After a half hour's halt at magnificent Basgo Fort that is very delicately perched atop a hill, we stop by the Likir monastery. We were fortunate to go there when the prayers were on. The monasteries are very welcoming towards tourists so we sat there for a good half hour and shot videos of the prayer ceremonies. From elders to middle aged men to young kids, monks come in different age groups. It's a pleasant experience to attend a Buddhist prayer ceremony. Despite a large gathering of monks, chants, drums, conch shells, those long trumpets or Dungchen, there's a sense of calm that prevails upon us. About 45 minutes of prayers, listening to chants and paying our respects to a tall Buddha statue and admiring the house of the Dalai Lama (he has a house at most monasteries where he stays when he visits them, across Ladakh), we move on.
We arrive at our Ule Ethnic Camp at Alchi, Uleytopko. This is a lovely resort that offers tented accommodation, but with all modern facilities. It's an eco resort so usage of electricity is at its minimum. They use solar heaters for hot water. Food is organic and grown mostly in-house. Being in a Buddhist region- as is entire Ladakh- they serve only vegetarian fare. You do get non vegetarian in Ladakh, but many resorts in remote locations serve only vegetarian. But food is good and prepared with lots of love. The whole property is full of apple and apricot trees. And the location is so beautiful; the resort is in a valley surrounded by tall mountains. At the far end lies the edge of the valley where the Indus river flows in full force, below.

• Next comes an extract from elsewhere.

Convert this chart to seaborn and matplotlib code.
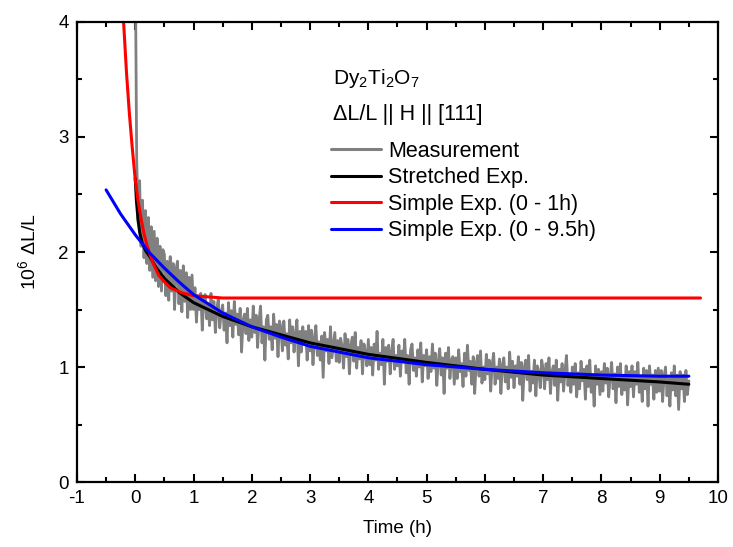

I drop my bags, have some light lunch, rest for an hour or two and head off to Lamayuru monastery; one of Ladakh's most breathtaking monasteries. Purely for its location. The drive up to Lamayuru- about 60 kms one way- is beautiful with moonscape landscape. The rock formations that you get to see on the way is amazing and I doubt you'll ever see anywhere else in India. The whole of Ladakhs mountain ranges is unique and gives you the impressions that the mountains come in various shades of blue, green, violet, pink, orange. But the landscape leading to Lamayuru is something else; something even more unique. The rock formations reminded me of Bryce Canyon of the US. We were fortunate that the new road was shut and the old road, instead, was open. The old road offers more panoramic views than the new road. Lots of hair pin bends, but thanks to God, I was good. God has been very generous. End of a very profitable day.